● **Data provided**:
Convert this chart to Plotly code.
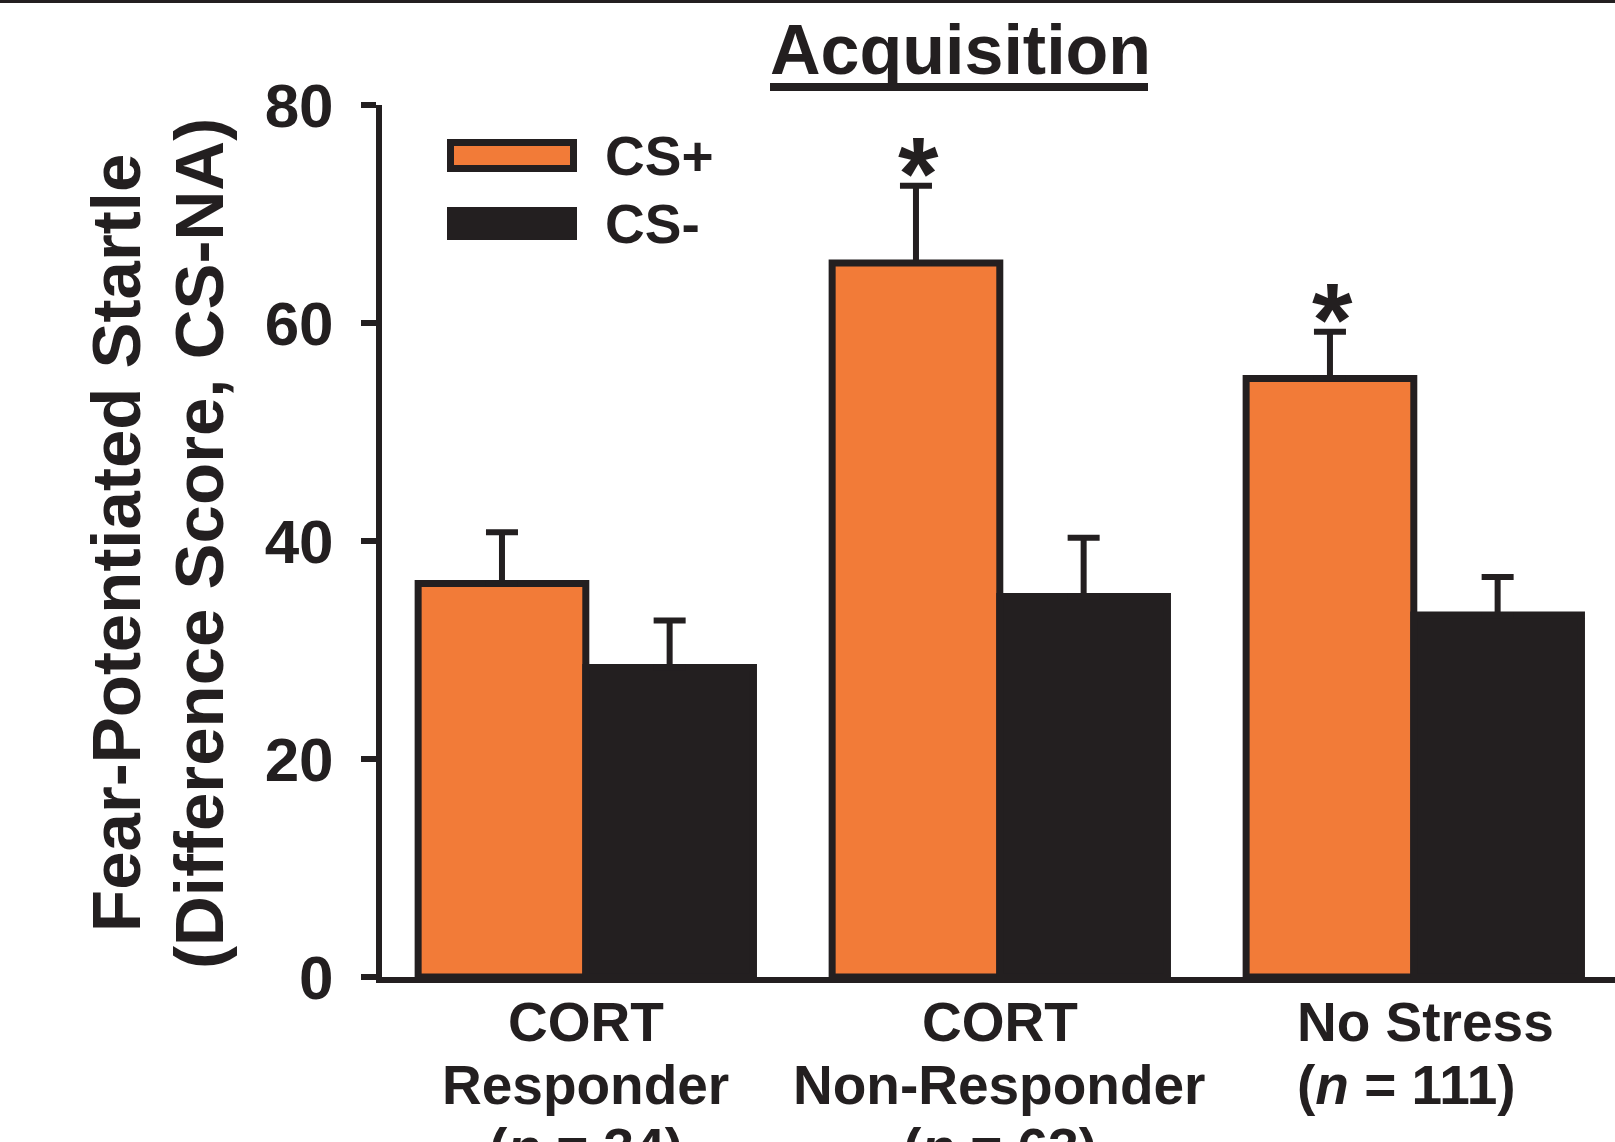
import plotly.graph_objects as go

# ---------------- data ----------------
group_x = [0, 1, 2]
group_label_lines = [
    ["CORT", "Responder", "(<i>n</i> = 34)"],
    ["CORT", "Non-Responder", "(<i>n</i> = 63)"],
    ["No Stress", "(<i>n</i> = 111)"],
]
cs_plus = [36.1, 65.5, 54.9]
cs_plus_err = [4.7, 7.1, 4.3]
cs_minus = [28.4, 34.9, 33.2]
cs_minus_err = [4.3, 5.4, 3.5]
significant = [False, True, True]
y_ticks = [0, 20, 40, 60, 80]
series_names = ["CS+", "CS-"]
title_text = "Acquisition"
y_title_lines = ["Fear-Potentiated Startle", "(Difference Score, CS-NA)"]

# ---------------- style ----------------
W, H = 1615, 1142
L, R, T, B = 382, 0, 105, 165
PW, PH = W - L - R, H - T - B
ORANGE = "#F27B38"
DARK = "#231F20"
FONT = "Liberation Sans, Arial, Helvetica, sans-serif"
BAR_W = 0.405
X_RANGE = [-0.4923, 2.486]
label_align = ["center", "center", "left"]
label_xshift = [0, 0, -119]


def px2x(px):
    return (px - L) / PW


def py2y(py):
    return (H - B - py) / PH


fig = go.Figure()
fig.add_trace(go.Bar(
    x=group_x, y=cs_plus, width=BAR_W, offset=-BAR_W, name=series_names[0],
    marker=dict(color=ORANGE, line=dict(color=DARK, width=7)),
    error_y=dict(type="data", array=cs_plus_err, arrayminus=[0] * 3, symmetric=False,
                 color=DARK, thickness=6, width=16),
    showlegend=False,
))
fig.add_trace(go.Bar(
    x=group_x, y=cs_minus, width=BAR_W, offset=0, name=series_names[1],
    marker=dict(color=DARK, line=dict(color=DARK, width=7)),
    error_y=dict(type="data", array=cs_minus_err, arrayminus=[0] * 3, symmetric=False,
                 color=DARK, thickness=6, width=16),
    showlegend=False,
))

annotations = []
# significance asterisks
for gx, v, e, s in zip(group_x, cs_plus, cs_plus_err, significant):
    if s:
        annotations.append(dict(x=gx - BAR_W / 2, y=v + e, xref="x", yref="y", text="<b>*</b>",
                                showarrow=False, yanchor="middle", yshift=12, xshift=3,
                                font=dict(family=FONT, size=104, color=DARK)))
# category labels (multi-line)
for gx, lines, al, xs in zip(group_x, group_label_lines, label_align, label_xshift):
    for k, line in enumerate(lines):
        annotations.append(dict(x=gx, y=0, xref="x", yref="paper", text="<b>%s</b>" % line,
                                showarrow=False, xanchor=al, xshift=xs, yanchor="middle",
                                yshift=-(45 + 63 * k),
                                font=dict(family=FONT, size=55, color=DARK)))
# title
annotations.append(dict(x=px2x(960), y=py2y(50), xref="paper", yref="paper",
                        text="<b>%s</b>" % title_text, showarrow=False, yanchor="middle",
                        font=dict(family=FONT, size=70, color=DARK)))
# y-axis title (two lines)
for cx, line in zip([116, 199], y_title_lines):
    annotations.append(dict(x=px2x(cx), y=py2y(543), xref="paper", yref="paper",
                            text="<b>%s</b>" % line,
                            textangle=-90, showarrow=False, xanchor="center", yanchor="middle",
                            font=dict(family=FONT, size=69, color=DARK)))
# legend
leg_rows = [(155.5, ORANGE), (223.5, DARK)]
shapes = []
for (cy, col), name in zip(leg_rows, series_names):
    shapes.append(dict(type="rect", xref="paper", yref="paper",
                       x0=px2x(450.5), x1=px2x(573.5), y0=py2y(cy - 13), y1=py2y(cy + 13),
                       fillcolor=col, line=dict(color=DARK, width=7)))
    annotations.append(dict(x=px2x(603), y=py2y(cy), xref="paper", yref="paper",
                            text="<b>%s</b>" % name, showarrow=False, xanchor="left",
                            yanchor="middle", font=dict(family=FONT, size=55, color=DARK)))
# title underline
shapes.append(dict(type="line", xref="paper", yref="paper", x0=px2x(770), x1=px2x(1148),
                   y0=py2y(87), y1=py2y(87), line=dict(color=DARK, width=8)))
# top border
shapes.append(dict(type="line", xref="paper", yref="paper", x0=px2x(0), x1=px2x(W),
                   y0=py2y(1.5), y1=py2y(1.5), line=dict(color=DARK, width=3)))

fig.update_layout(
    width=W, height=H,
    margin=dict(l=L, r=R, t=T, b=B, pad=0),
    paper_bgcolor="white", plot_bgcolor="white",
    barmode="overlay",
    annotations=annotations, shapes=shapes,
    showlegend=False,
    xaxis=dict(range=X_RANGE, showgrid=False, zeroline=False, showticklabels=False,
               ticks="", showline=True, linecolor=DARK, linewidth=6),
    yaxis=dict(range=[0, 80], tickvals=y_ticks, showgrid=False, zeroline=False,
               showline=True, linecolor=DARK, linewidth=6, ticks="outside", ticklen=15,
               tickwidth=6, tickcolor=DARK, ticklabelstandoff=15,
               tickfont=dict(family=FONT, size=62, color=DARK, weight="bold")),
)
fig.write_html("out.html", config={"displayModeBar": False},
               post_script="document.body.style.margin='0';document.body.style.overflow='hidden';")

● **Task requirements**: Please transcribe the material above exactly as written. Leave the pictures out.

● **The output**:
Convert this chart to Plotly code.
import plotly.graph_objects as go

# ---------------- data ----------------
group_x = [0, 1, 2]
group_label_lines = [
    ["CORT", "Responder", "(<i>n</i> = 34)"],
    ["CORT", "Non-Responder", "(<i>n</i> = 63)"],
    ["No Stress", "(<i>n</i> = 111)"],
]
cs_plus = [36.1, 65.5, 54.9]
cs_plus_err = [4.7, 7.1, 4.3]
cs_minus = [28.4, 34.9, 33.2]
cs_minus_err = [4.3, 5.4, 3.5]
significant = [False, True, True]
y_ticks = [0, 20, 40, 60, 80]
series_names = ["CS+", "CS-"]
title_text = "Acquisition"
y_title_lines = ["Fear-Potentiated Startle", "(Difference Score, CS-NA)"]

# ---------------- style ----------------
W, H = 1615, 1142
L, R, T, B = 382, 0, 105, 165
PW, PH = W - L - R, H - T - B
ORANGE = "#F27B38"
DARK = "#231F20"
FONT = "Liberation Sans, Arial, Helvetica, sans-serif"
BAR_W = 0.405
X_RANGE = [-0.4923, 2.486]
label_align = ["center", "center", "left"]
label_xshift = [0, 0, -119]


def px2x(px):
    return (px - L) / PW


def py2y(py):
    return (H - B - py) / PH


fig = go.Figure()
fig.add_trace(go.Bar(
    x=group_x, y=cs_plus, width=BAR_W, offset=-BAR_W, name=series_names[0],
    marker=dict(color=ORANGE, line=dict(color=DARK, width=7)),
    error_y=dict(type="data", array=cs_plus_err, arrayminus=[0] * 3, symmetric=False,
                 color=DARK, thickness=6, width=16),
    showlegend=False,
))
fig.add_trace(go.Bar(
    x=group_x, y=cs_minus, width=BAR_W, offset=0, name=series_names[1],
    marker=dict(color=DARK, line=dict(color=DARK, width=7)),
    error_y=dict(type="data", array=cs_minus_err, arrayminus=[0] * 3, symmetric=False,
                 color=DARK, thickness=6, width=16),
    showlegend=False,
))

annotations = []
# significance asterisks
for gx, v, e, s in zip(group_x, cs_plus, cs_plus_err, significant):
    if s:
        annotations.append(dict(x=gx - BAR_W / 2, y=v + e, xref="x", yref="y", text="<b>*</b>",
                                showarrow=False, yanchor="middle", yshift=12, xshift=3,
                                font=dict(family=FONT, size=104, color=DARK)))
# category labels (multi-line)
for gx, lines, al, xs in zip(group_x, group_label_lines, label_align, label_xshift):
    for k, line in enumerate(lines):
        annotations.append(dict(x=gx, y=0, xref="x", yref="paper", text="<b>%s</b>" % line,
                                showarrow=False, xanchor=al, xshift=xs, yanchor="middle",
                                yshift=-(45 + 63 * k),
                                font=dict(family=FONT, size=55, color=DARK)))
# title
annotations.append(dict(x=px2x(960), y=py2y(50), xref="paper", yref="paper",
                        text="<b>%s</b>" % title_text, showarrow=False, yanchor="middle",
                        font=dict(family=FONT, size=70, color=DARK)))
# y-axis title (two lines)
for cx, line in zip([116, 199], y_title_lines):
    annotations.append(dict(x=px2x(cx), y=py2y(543), xref="paper", yref="paper",
                            text="<b>%s</b>" % line,
                            textangle=-90, showarrow=False, xanchor="center", yanchor="middle",
                            font=dict(family=FONT, size=69, color=DARK)))
# legend
leg_rows = [(155.5, ORANGE), (223.5, DARK)]
shapes = []
for (cy, col), name in zip(leg_rows, series_names):
    shapes.append(dict(type="rect", xref="paper", yref="paper",
                       x0=px2x(450.5), x1=px2x(573.5), y0=py2y(cy - 13), y1=py2y(cy + 13),
                       fillcolor=col, line=dict(color=DARK, width=7)))
    annotations.append(dict(x=px2x(603), y=py2y(cy), xref="paper", yref="paper",
                            text="<b>%s</b>" % name, showarrow=False, xanchor="left",
                            yanchor="middle", font=dict(family=FONT, size=55, color=DARK)))
# title underline
shapes.append(dict(type="line", xref="paper", yref="paper", x0=px2x(770), x1=px2x(1148),
                   y0=py2y(87), y1=py2y(87), line=dict(color=DARK, width=8)))
# top border
shapes.append(dict(type="line", xref="paper", yref="paper", x0=px2x(0), x1=px2x(W),
                   y0=py2y(1.5), y1=py2y(1.5), line=dict(color=DARK, width=3)))

fig.update_layout(
    width=W, height=H,
    margin=dict(l=L, r=R, t=T, b=B, pad=0),
    paper_bgcolor="white", plot_bgcolor="white",
    barmode="overlay",
    annotations=annotations, shapes=shapes,
    showlegend=False,
    xaxis=dict(range=X_RANGE, showgrid=False, zeroline=False, showticklabels=False,
               ticks="", showline=True, linecolor=DARK, linewidth=6),
    yaxis=dict(range=[0, 80], tickvals=y_ticks, showgrid=False, zeroline=False,
               showline=True, linecolor=DARK, linewidth=6, ticks="outside", ticklen=15,
               tickwidth=6, tickcolor=DARK, ticklabelstandoff=15,
               tickfont=dict(family=FONT, size=62, color=DARK, weight="bold")),
)
fig.write_html("out.html", config={"displayModeBar": False},
               post_script="document.body.style.margin='0';document.body.style.overflow='hidden';")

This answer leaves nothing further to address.